↓↓↓
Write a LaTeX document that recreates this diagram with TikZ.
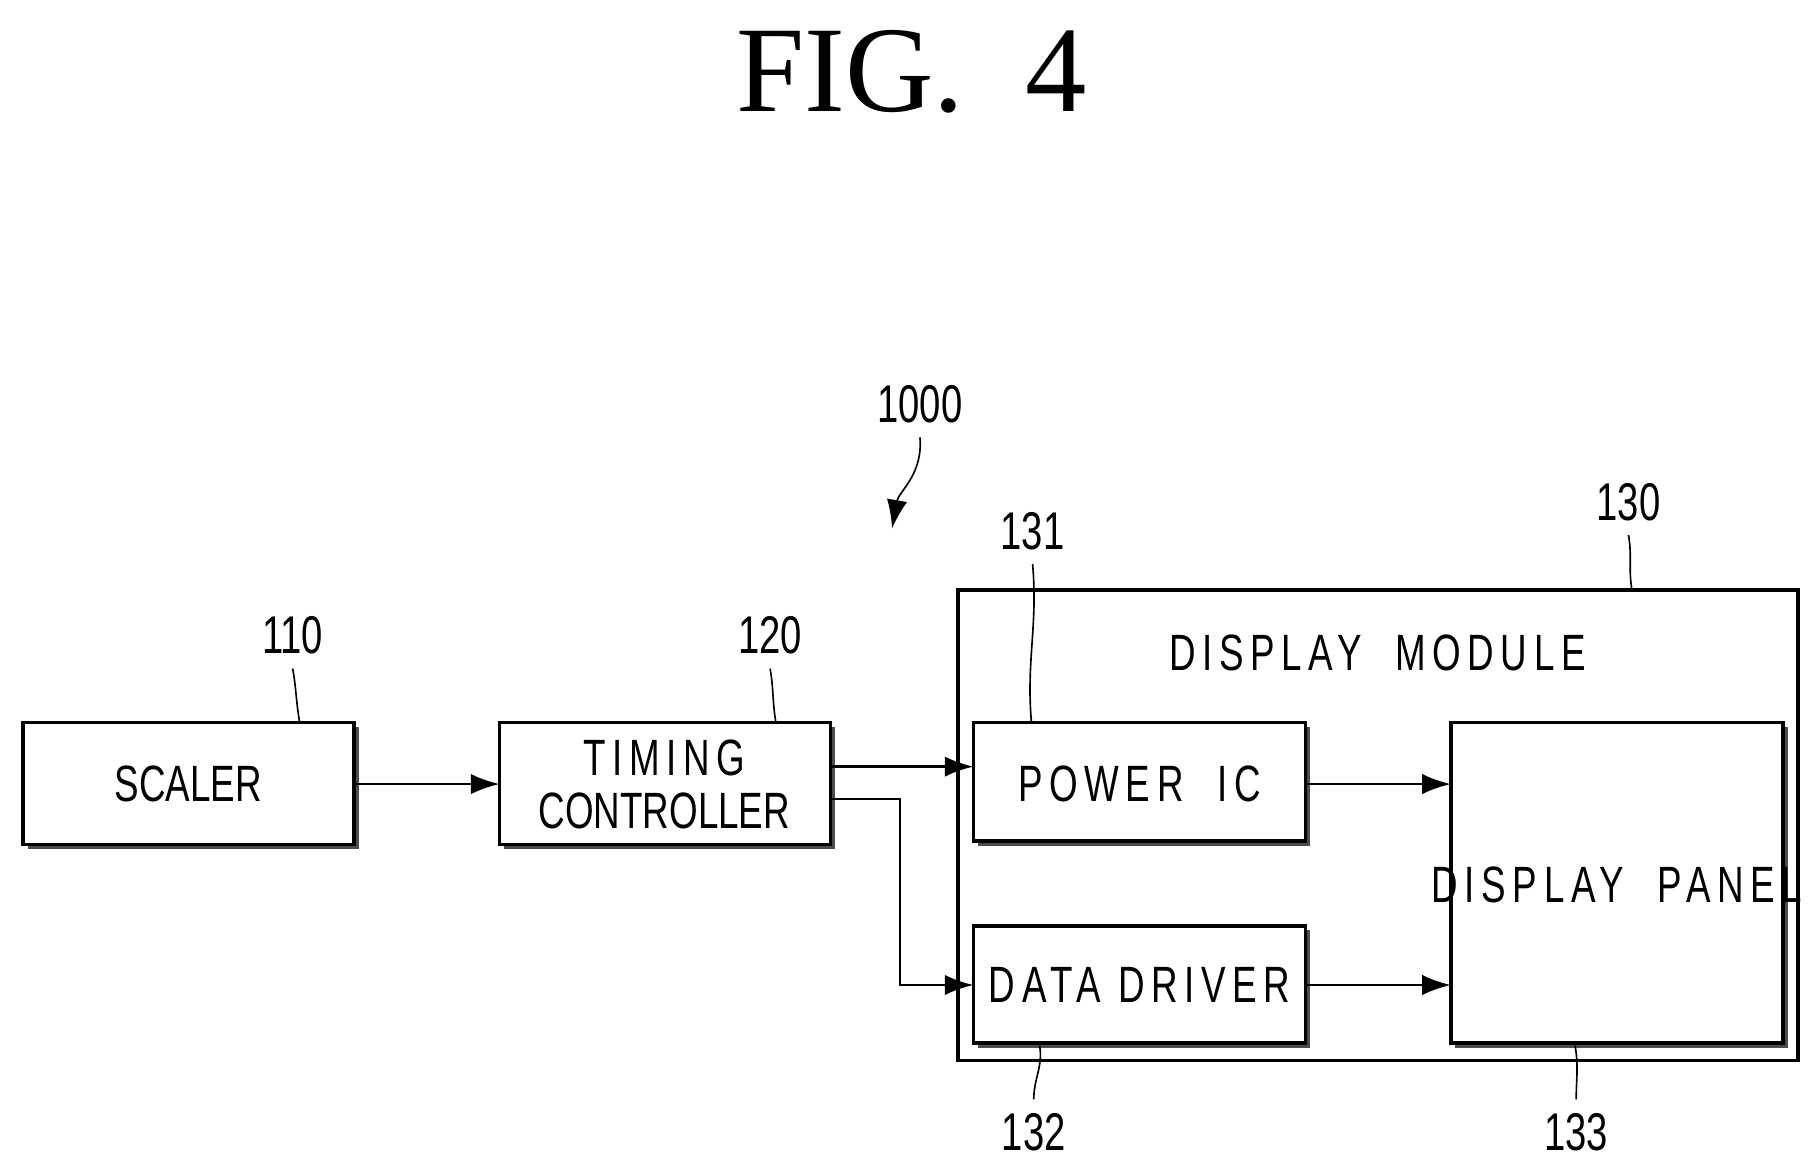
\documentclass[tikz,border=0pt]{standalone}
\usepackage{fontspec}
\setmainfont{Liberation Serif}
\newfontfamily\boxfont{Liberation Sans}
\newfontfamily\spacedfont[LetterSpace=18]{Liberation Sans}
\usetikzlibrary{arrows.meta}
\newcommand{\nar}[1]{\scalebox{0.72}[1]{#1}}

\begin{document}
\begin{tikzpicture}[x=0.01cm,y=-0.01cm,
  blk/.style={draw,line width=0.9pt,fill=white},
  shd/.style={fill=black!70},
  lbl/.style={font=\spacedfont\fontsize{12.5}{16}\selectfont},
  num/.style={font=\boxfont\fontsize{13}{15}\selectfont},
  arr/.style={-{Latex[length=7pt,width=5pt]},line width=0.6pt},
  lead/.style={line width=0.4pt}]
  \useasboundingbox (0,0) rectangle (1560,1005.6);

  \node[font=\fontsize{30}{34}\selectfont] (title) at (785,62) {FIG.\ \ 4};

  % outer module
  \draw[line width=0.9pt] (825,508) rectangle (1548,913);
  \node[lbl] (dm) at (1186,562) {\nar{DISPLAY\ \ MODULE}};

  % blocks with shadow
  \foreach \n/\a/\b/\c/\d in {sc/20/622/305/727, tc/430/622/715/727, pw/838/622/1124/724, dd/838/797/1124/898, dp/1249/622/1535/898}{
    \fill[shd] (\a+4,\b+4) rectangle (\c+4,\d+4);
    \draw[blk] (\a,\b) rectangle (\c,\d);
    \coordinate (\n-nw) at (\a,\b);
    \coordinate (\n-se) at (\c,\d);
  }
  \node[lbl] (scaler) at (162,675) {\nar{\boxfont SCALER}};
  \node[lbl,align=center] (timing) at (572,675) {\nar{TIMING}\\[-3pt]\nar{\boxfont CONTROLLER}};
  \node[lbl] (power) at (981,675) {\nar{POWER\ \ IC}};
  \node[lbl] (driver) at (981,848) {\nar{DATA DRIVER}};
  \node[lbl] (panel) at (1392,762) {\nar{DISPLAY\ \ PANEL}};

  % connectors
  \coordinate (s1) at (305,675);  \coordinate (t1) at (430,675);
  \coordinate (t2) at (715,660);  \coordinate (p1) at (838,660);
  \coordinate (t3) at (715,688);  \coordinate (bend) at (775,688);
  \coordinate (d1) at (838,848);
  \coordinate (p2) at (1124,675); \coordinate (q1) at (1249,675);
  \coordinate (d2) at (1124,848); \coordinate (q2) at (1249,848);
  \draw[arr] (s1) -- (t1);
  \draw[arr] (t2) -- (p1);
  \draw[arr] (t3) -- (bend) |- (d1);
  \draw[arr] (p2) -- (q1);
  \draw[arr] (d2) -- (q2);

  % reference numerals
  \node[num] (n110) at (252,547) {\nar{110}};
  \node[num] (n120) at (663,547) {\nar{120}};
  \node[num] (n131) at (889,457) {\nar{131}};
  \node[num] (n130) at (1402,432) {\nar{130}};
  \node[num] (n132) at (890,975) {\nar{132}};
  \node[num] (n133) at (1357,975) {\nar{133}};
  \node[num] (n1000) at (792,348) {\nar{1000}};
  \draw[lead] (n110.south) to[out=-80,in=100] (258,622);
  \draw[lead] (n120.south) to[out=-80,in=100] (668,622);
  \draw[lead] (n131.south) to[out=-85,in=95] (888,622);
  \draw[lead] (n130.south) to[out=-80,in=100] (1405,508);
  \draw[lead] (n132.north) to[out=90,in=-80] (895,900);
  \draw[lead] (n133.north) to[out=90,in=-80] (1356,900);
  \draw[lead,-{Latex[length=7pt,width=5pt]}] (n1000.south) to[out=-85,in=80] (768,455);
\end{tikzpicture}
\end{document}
↑↑↑
### [What to work on]
Quote, exactly and only, the lines from the first line of the data above through the line containing "(panel) at (1392,762)". The pictures do not belong in it.

### [Exercise answer]
Write a LaTeX document that recreates this diagram with TikZ.
\documentclass[tikz,border=0pt]{standalone}
\usepackage{fontspec}
\setmainfont{Liberation Serif}
\newfontfamily\boxfont{Liberation Sans}
\newfontfamily\spacedfont[LetterSpace=18]{Liberation Sans}
\usetikzlibrary{arrows.meta}
\newcommand{\nar}[1]{\scalebox{0.72}[1]{#1}}

\begin{document}
\begin{tikzpicture}[x=0.01cm,y=-0.01cm,
  blk/.style={draw,line width=0.9pt,fill=white},
  shd/.style={fill=black!70},
  lbl/.style={font=\spacedfont\fontsize{12.5}{16}\selectfont},
  num/.style={font=\boxfont\fontsize{13}{15}\selectfont},
  arr/.style={-{Latex[length=7pt,width=5pt]},line width=0.6pt},
  lead/.style={line width=0.4pt}]
  \useasboundingbox (0,0) rectangle (1560,1005.6);

  \node[font=\fontsize{30}{34}\selectfont] (title) at (785,62) {FIG.\ \ 4};

  % outer module
  \draw[line width=0.9pt] (825,508) rectangle (1548,913);
  \node[lbl] (dm) at (1186,562) {\nar{DISPLAY\ \ MODULE}};

  % blocks with shadow
  \foreach \n/\a/\b/\c/\d in {sc/20/622/305/727, tc/430/622/715/727, pw/838/622/1124/724, dd/838/797/1124/898, dp/1249/622/1535/898}{
    \fill[shd] (\a+4,\b+4) rectangle (\c+4,\d+4);
    \draw[blk] (\a,\b) rectangle (\c,\d);
    \coordinate (\n-nw) at (\a,\b);
    \coordinate (\n-se) at (\c,\d);
  }
  \node[lbl] (scaler) at (162,675) {\nar{\boxfont SCALER}};
  \node[lbl,align=center] (timing) at (572,675) {\nar{TIMING}\\[-3pt]\nar{\boxfont CONTROLLER}};
  \node[lbl] (power) at (981,675) {\nar{POWER\ \ IC}};
  \node[lbl] (driver) at (981,848) {\nar{DATA DRIVER}};
  \node[lbl] (panel) at (1392,762) {\nar{DISPLAY\ \ PANEL}};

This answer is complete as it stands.